Mehr Augen sollen über eine Einweisung wachen
Maßnahmenvollzug. Minister Josef Moser will neue Regeln für geistig abnorme Rechtsbrecher.
Es gebe derzeit „einen dramatischen Anstieg“bei den Insassen im Maßnahmenvollzug, heißt es aus dem Justizministerium. Gleichzeitig wird seit Jahren erfolglos nach einer Reform für den Umgang mit psychisch kranken und gefährlichen Rechtsbrechern gesucht, obwohl Ideen dafür schon länger auf dem Tisch liegen. Nun will Justizminister Josef Moser aber Druck auf eine Reform machen, wie aus seinen der „Presse“vorliegenden Plänen hervorgeht.
So soll künftig nicht mehr nur ein Fachexperte beurteilen dürfen, ob und in welcher Form eine Person in den Maßnahmenvollzug kommt. Vielmehr sollen ein klinischer Psychologe und ein Psychiater die Einschätzung vornehmen müssen. Auch bei juristischen Fragen ist ein Mehraugenprinzip angedacht. Entschied bisher ein Einzelrichter, ob eine Person in den Maßnahmenvollzug hinein- oder herauskommt, soll dies künftig ein Kollegialgericht entscheiden.
Gerade der Umstand, dass man nur schwerlich aus dem Maßnahmenvollzug kommt, wenn man einmal darin ist, hatte immer wieder für Kritik gesorgt. Bei der Volksanwaltschaft waren auch Tausende Beschwerden von Insassen über die Zustände eingereicht worden. Für großes Aufsehen hatte 2014 der Fall von Stein gesorgt: In der Anstalt hatte man einen Insassen verwahrlosen lassen.
510 Menschen sind in Österreich derzeit in Anstalten untergebracht, weil sie eine Straftat begangen haben und gefährlich, aber wegen ihres psychischen Zustands nicht verschuldensfähig sind. Sie sollten, weil sie kranke Menschen sind, eigentlich ins Gesundheitssystem fallen, meint das Justizministerium. Es will prüfen, ob die Krankenkasse verstärkt die Kosten der Therapie übernehmen soll.

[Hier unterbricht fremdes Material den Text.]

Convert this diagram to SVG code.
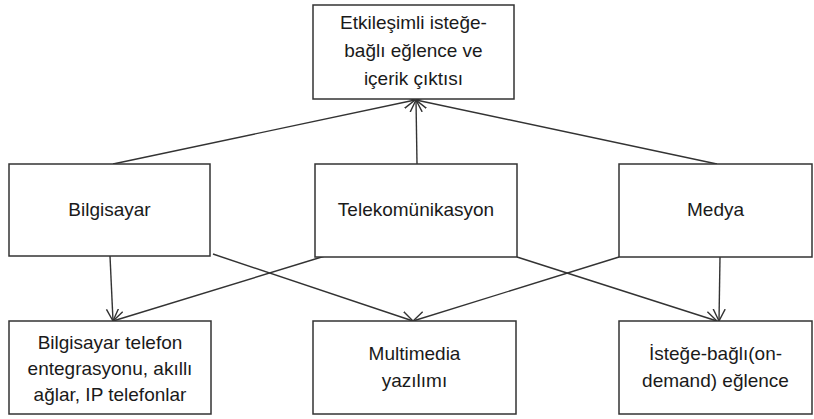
<svg xmlns="http://www.w3.org/2000/svg" width="814" height="419" viewBox="0 0 814 419">
<style>
.box{fill:#fff;stroke:#333;stroke-width:1.5}
.t{font-family:"Liberation Sans",Arial,sans-serif;font-size:19px;fill:#1a1a1a;text-anchor:middle}
.c{stroke:#333;stroke-width:1.4;fill:none;marker-end:url(#ah)}
</style>
<defs>
<marker id="ah" markerUnits="userSpaceOnUse" markerWidth="14" markerHeight="14" refX="12" refY="6" orient="auto" viewBox="0 0 14 12">
<path d="M0,0 L12,6 L0,12" fill="none" stroke="#333" stroke-width="1.4"/>
</marker>
</defs>
<rect width="814" height="419" fill="#fff"/>
<g id="connectors">
<line class="c" x1="113" y1="164" x2="415" y2="100"/>
<line class="c" x1="417" y1="164" x2="416" y2="100"/>
<line class="c" x1="717" y1="164" x2="416" y2="100"/>
<line class="c" x1="110" y1="256" x2="113" y2="321"/>
<line class="c" x1="325" y1="256" x2="113" y2="321"/>
<line class="c" x1="213" y1="254" x2="413" y2="321"/>
<line class="c" x1="619" y1="257" x2="413" y2="321"/>
<line class="c" x1="517" y1="257" x2="717" y2="321"/>
<line class="c" x1="720" y1="257" x2="719" y2="321"/>
</g>
<g id="top">
<rect class="box" x="313" y="5" width="201" height="94"/>
<text class="t" x="413.5" y="29">Etkileşimli isteğe-</text>
<text class="t" x="413.5" y="57">bağlı eğlence ve</text>
<text class="t" x="413.5" y="85">içerik çıktısı</text>
</g>
<g id="bilgisayar">
<rect class="box" x="9" y="164" width="201" height="92"/>
<text class="t" x="109.5" y="216">Bilgisayar</text>
</g>
<g id="telekom">
<rect class="box" x="315" y="164" width="202" height="93"/>
<text class="t" x="416" y="216">Telekomünikasyon</text>
</g>
<g id="medya">
<rect class="box" x="619" y="164" width="193" height="93"/>
<text class="t" x="715.5" y="216">Medya</text>
</g>
<g id="cti">
<rect class="box" x="9" y="321" width="202" height="93"/>
<text class="t" x="110" y="349">Bilgisayar telefon</text>
<text class="t" x="110" y="375">entegrasyonu, akıllı</text>
<text class="t" x="110" y="401">ağlar, IP telefonlar</text>
</g>
<g id="multimedia">
<rect class="box" x="313" y="321" width="203" height="93"/>
<text class="t" x="414.5" y="360">Multimedia</text>
<text class="t" x="414.5" y="387">yazılımı</text>
</g>
<g id="ondemand">
<rect class="box" x="619" y="321" width="193" height="93"/>
<text class="t" x="715.5" y="360">İsteğe-bağlı(on-</text>
<text class="t" x="715.5" y="387">demand) eğlence</text>
</g>
</svg>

Von dieser Tätergruppe zu unterscheiden sind 383 weitere Personen, die sehr wohl zurechnungsfähig sind, aber wegen ihres geistigen Zustands als besonders gefährlich gelten. Auch sie werden in Spezialanstalten angehalten. Dazu kommen noch 80 Personen, die vorläufig in einer Anstalt für geistig abnorme Rechtsbrecher untergebracht wurden.
Für die meisten Personen im Maßnahmenvollzug gilt aber, dass sie diesen länger nicht verlassen. Kritiker rügen in diesem Zusammenhang, dass die psychisch kranken Insassen zu selten neu begutachtet werden und die Qualität der Gutachten problematisch sei.
Umgekehrt steht der Staat in der Kritik, wenn Personen in die Freiheit kommen und eine neue Straftat begehen. So hatte sich jener Mann, der heuer die Überreste einer Frau im Neusiedler See versenkt haben soll, lang im Maßnahmenvollzug befunden. Moser will, dass die bedingte Entlassung künftig an eine Fußfessel gekoppelt wird. Die Anstalten sollen sich zudem besser spezialisieren.
Das Problem bleibt aber das Geld. So betont das Justizministerium, dass die Umsetzung aller Ideen von der budgetären Deckung abhängig ist. Welche Summe nötig wäre, wollte Moser nicht sagen.
In der Vergangenheit waren bereits nach dem Vorfall von Stein 2014 und den Ereignissen auf dem Brunnenmarkt (ein psychisch kranker, aber behördlich bekannter Mann hatte 2016 eine Frau mit einer Eisenstange erschlagen) Reformkonzepte ausgearbeitet worden. Umgesetzt wurden sie nie.